実は...G67さんのレビューが最も気になりまして、まぁ私も初老の身なので。老いると、新たな情報を仕入れるよりも、過去に仕入れた情報が脳味噌から消え去る後姿に必死で追い縋る感じですかね。でも、良い作品だと思いました。私も眼が悪いので、作中の親子の関係に親近感を覚えます。父親が息子に宣う矜持にも頷く処が有ります。星の数は、短編にはMAX2つが信条だからです。
メガネを臓器と捉えるセンス、素敵です。今までそんなふうに考えたことがなかったけれど、本当にメガネは臓器ですね。
とある親子の関係を巧みに描いた傑作掌編。短い文章の中に、確かなドラマが存在します。
そう思わせられる作品でした。
着想が良かった。表現次第でもっと鋭いインパクトも残せそうな一篇。
2000文字行かないくらいだが、実に読み応えのある作品だった。何か踏み出そう。踏み出そうと考えているが、何もキッカケがなくて足踏みしている人に是非とも読んで貰いたいものだ。
すらすらと読めて、けれどもぐっとくる余韻を味わえました。普段あまりものを言わない人が語る言葉には、凝縮された重みがあると思います。眼鏡を通して、父親の思いという情報に触れる。素敵な物語に出会えました。
子供の頃の記憶はわりと覚えているもので、そんなこと覚えていたのかと驚くことも多い。この作品の主人公は、親父と眼鏡。それが印象的な記憶。後へ後へと繋がっていくような優しい物語は、考えさせるものがあります。眼鏡だけでなく、そこから得られるものに着眼点を置いた素晴らしい作品です。
レビューとしてはちょっと的外れだとは思いますが、これが一番印象に残ってしまったのだから仕方がない。「不思議と、外しても歪んだままだった」
久しぶりに、こういう作品に出合えた。
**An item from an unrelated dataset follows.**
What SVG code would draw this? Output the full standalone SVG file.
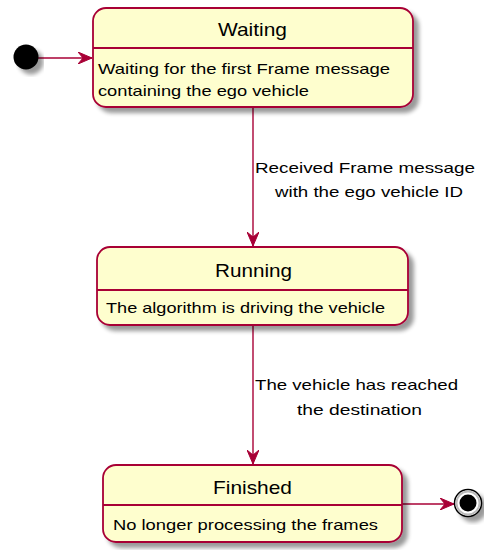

タイトルからは思いもよらない内容。作中の言葉が心に残る。面白い作品は多いけれど、いい作品と評価できる数少ない作品。なるほど、1位になるわけだ。
眼鏡として表現されていますが、読んでいて思うのは「誰もが臓器になる変わる必要なもの」を持っているんだなってことですね。スマホ、服、カバン、財布、筆記用具、車。どんなものでも、必ず必要な臓器なんですねえ。
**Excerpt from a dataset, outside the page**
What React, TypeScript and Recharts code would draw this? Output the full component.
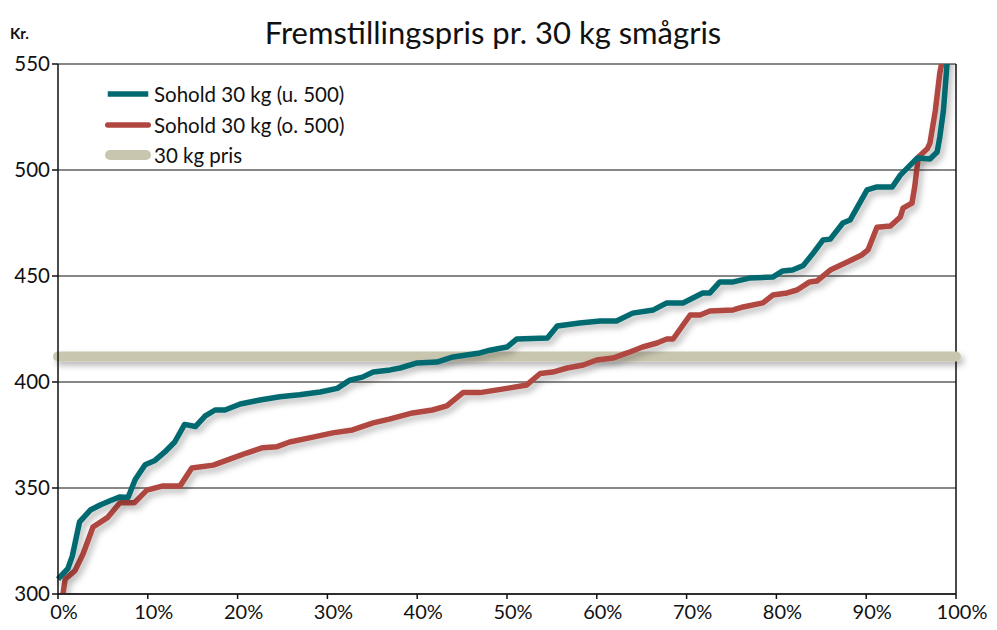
import React from 'react';
import { LineChart, Line, XAxis, YAxis, CartesianGrid, ReferenceLine } from 'recharts';

const title = 'Fremstillingspris pr. 30 kg smågris';
const unitLabel = 'Kr.';
const seriesNames = ['Sohold 30 kg (u. 500)', 'Sohold 30 kg (o. 500)', '30 kg pris'];
const seriesColors = ['#006A70', '#B0463F', '#C9C6AF'];

const xTicks = [0, 10, 20, 30, 40, 50, 60, 70, 80, 90, 100];
const yTicks = [300, 350, 400, 450, 500, 550];

const tealPct = [0, 1.1, 1.6, 2.4, 3.6, 4.7, 5.8, 6.9, 7.8, 8.6, 9.7, 10.8, 11.9, 13.0, 14.1, 15.3, 16.4, 17.5, 18.6, 20.3, 22.5, 24.7, 26.9, 29.2, 31.1, 32.5, 33.9, 35.1, 37.0, 38.1, 40.0, 42.2, 44.0, 47.0, 48.1, 50.0, 51.1, 54.5, 55.6, 58.1, 60.4, 62.2, 64.0, 66.3, 67.8, 69.6, 70.7, 71.8, 72.6, 73.7, 75.2, 77.0, 79.6, 80.7, 81.8, 83.0, 84.1, 85.2, 86.0, 87.4, 88.2, 90.1, 91.2, 92.9, 93.8, 95.7, 97.1, 97.9, 98.2, 98.6, 99.0, 99.3];
const tealVal = [307, 312, 318, 334, 339.6, 342, 344, 345.8, 345.5, 354, 361, 363, 367, 371.7, 380, 379, 384, 386.8, 386.8, 389.6, 391.5, 393, 394, 395.3, 397, 400.9, 402.3, 404.7, 405.7, 406.6, 409, 409.4, 411.8, 413.7, 415, 416.5, 420.3, 420.8, 426.4, 427.8, 428.8, 428.8, 432.5, 434, 437.3, 437.3, 439.6, 442, 442, 447.2, 447.2, 449, 449.5, 452.4, 452.8, 455, 460.8, 467, 467.4, 475, 476.4, 490.6, 492, 492, 497.6, 505.7, 505.2, 508.5, 515.6, 528, 550, 565];

const redPct = [0.3, 0.8, 1.9, 2.8, 3.9, 5.5, 6.9, 8.5, 9.9, 11.7, 13.6, 14.9, 17.3, 19.2, 21.0, 22.8, 24.4, 25.8, 28.4, 30.6, 32.8, 35.1, 36.9, 39.5, 41.7, 43.3, 45.1, 47.0, 50.0, 52.2, 53.7, 55.1, 56.7, 58.5, 60.0, 61.8, 63.4, 65.1, 66.7, 67.8, 68.5, 69.6, 70.4, 71.5, 72.6, 75.2, 76.3, 78.5, 79.6, 81.2, 82.3, 83.7, 84.5, 86.0, 87.9, 89.5, 90.2, 91.2, 92.7, 93.8, 94.1, 95.1, 95.4, 95.8, 96.8, 97.1, 97.7, 98.2, 98.4, 98.6];
const redVal = [293, 307, 311, 319, 331.6, 336, 343, 343, 349, 351, 351, 359.4, 360.8, 363.7, 366.5, 369, 369.5, 371.7, 374, 376, 377.4, 380.7, 382.5, 385.4, 386.8, 388.7, 395, 395, 397, 398.6, 404, 404.7, 406.6, 408, 410.4, 411.3, 413.7, 416.5, 418.4, 420.3, 420.3, 426.9, 431.6, 431.6, 433.5, 434, 435.4, 437.3, 441, 442, 443.4, 447.2, 447.6, 452.8, 456.6, 459.9, 462.3, 473, 473.6, 477.8, 482, 484.4, 492, 506, 510, 512.7, 528, 545.8, 550, 560];

const pricePct = [0, 100];
const priceVal = [412, 412];

const tealData = tealPct.map((p, i) => ({ x: p, v: tealVal[i] }));
const redData = redPct.map((p, i) => ({ x: p, v: redVal[i] }));
const priceData = pricePct.map((p, i) => ({ x: p, v: priceVal[i] }));

const FONT = 'Lato, "Open Sans", sans-serif';

const legendWidths = [5.5, 5.5, 10];

const LegendBox = () => (
  <div style={{ position: 'absolute', left: 104, top: 79, fontFamily: FONT, fontSize: 20.5, color: '#111' }}>
    {seriesNames.map((n, i) => (
      <div key={n} style={{ display: 'flex', alignItems: 'center', height: 30.5 }}>
        <svg width={50} height={12}>
          <line x1={legendWidths[i] / 2 + 1} y1={6} x2={47 - legendWidths[i] / 2} y2={6} stroke={seriesColors[i]} strokeWidth={legendWidths[i]} strokeLinecap={i === 0 ? 'butt' : 'round'} />
        </svg>
        <span>{n}</span>
      </div>
    ))}
  </div>
);

export default function App() {
  return (
    <div style={{ position: 'absolute', left: 0, top: 0, width: 997, height: 630, background: '#fff' }}>
      <div style={{ position: 'absolute', left: 0, top: 13, width: 986, textAlign: 'center', fontFamily: FONT, fontSize: 31, color: '#111' }}>{title}</div>
      <div style={{ position: 'absolute', left: 10, top: 24, fontFamily: FONT, fontSize: 15, fontWeight: 'bold', color: '#111' }}>{unitLabel}</div>
      <LineChart width={997} height={630} margin={{ top: 64, right: 41, left: 8, bottom: 6 }}>
        <defs>
          <filter id="shadow" filterUnits="userSpaceOnUse" x="0" y="0" width="997" height="630">
            <feDropShadow dx="3" dy="4" stdDeviation="3" floodColor="#000" floodOpacity="0.28" />
          </filter>
        </defs>
        <CartesianGrid vertical={false} stroke="#111" strokeWidth={1.2} />
        <XAxis
          dataKey="x"
          type="number"
          domain={[0, 100]}
          ticks={xTicks}
          tickFormatter={(v) => `${v}%`}
          height={30}
          tickSize={5}
          tickMargin={6}
          axisLine={{ stroke: '#111', strokeWidth: 1.5 }}
          tickLine={{ stroke: '#111', strokeWidth: 1.5 }}
          tick={{ fill: '#111', fontSize: 20, fontFamily: FONT, dx: 6 }}
        />
        <YAxis
          dataKey="v"
          type="number"
          domain={[300, 550]}
          ticks={yTicks}
          allowDataOverflow
          width={50}
          tickSize={6}
          tickMargin={2}
          axisLine={{ stroke: '#111', strokeWidth: 1.5 }}
          tickLine={{ stroke: '#111', strokeWidth: 1.5 }}
          tick={{ fill: '#111', fontSize: 20.5, fontFamily: FONT }}
        />
        <YAxis yAxisId="price" hide type="number" domain={[300, 550]} />
        <ReferenceLine x={100} stroke="#111" strokeWidth={1.5} />
        <Line yAxisId="price" data={priceData} dataKey="v" name={seriesNames[2]} stroke={seriesColors[2]} strokeWidth={10} strokeLinecap="round" dot={false} activeDot={false} isAnimationActive={false} filter="url(#shadow)" />
        <Line data={redData} dataKey="v" name={seriesNames[1]} stroke={seriesColors[1]} strokeWidth={5.5} strokeLinejoin="round" dot={false} activeDot={false} isAnimationActive={false} filter="url(#shadow)" />
        <Line data={tealData} dataKey="v" name={seriesNames[0]} stroke={seriesColors[0]} strokeWidth={5.5} strokeLinejoin="round" dot={false} activeDot={false} isAnimationActive={false} filter="url(#shadow)" />
      </LineChart>
      <LegendBox />
    </div>
  );
}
タイトルに惹かれて読みましたが、いい意味で裏切られました。しんみりとした余韻が素敵な短編ですね。
「意地を張らずに父親の経験をどんどん聞いて、どんどん学ぼう」と最近思っている僕の心に、この小説は寄り添ってくれました。
私自身、コンタクトレンズやメガネが欠かさない生活なので、ホント体の一部です。そうは思ってもそれを臓器に例えたりというのはなかなか思いつかないかなと思います。最後の台詞もいいですね。きちんとしまってる。面白い作品でした。
臓器が動いているだけが生きていることではない。読書ばかりの口数少ない父が言った言葉。親父の臓器を移植して、やっとわかった気がするよ。そんな思いが頭の中にすぅっと入ってくる素敵なお話。温かさを感じます。これは、読まなきゃ損です!!
父親の思い出というのは、独特の雰囲気がありますよね。この作品は良い意味でその伝統に連なる物だと思いました。一方、眼鏡は、眼鏡をかけている人にとっては本当に身体の一部のようなもものです。この二つを結びつけてエッセイを越えて、小説にしたのはなかなかの手腕だと思いました。といっても、やっぱり父親を語る時の口調(文体)が、この作品の基調であり、魅力であるように思います。レトロともいえる雰囲気が良かった。
眼鏡だけじゃないですよね。服もスマホも家も。全部人間を拡張する臓器みたいなもんだと思います。つまり人間は臓器に取り囲まれている……
ただ生きるのではなく、人として生きることを考えさせてくれる作品。
すみません。グロテスクなお話を期待して読んだわたしがバカでした。主人公のお父さんの言葉が、とても心に染みます。確かに、なんで人は本を読むのか?知識を得るためでも、学ぶためでもなく、ほとんど習慣のように「読む」。その当たり前になっている行動の答を、教えていただいた気分です。素晴らしい小説をありがとうございます。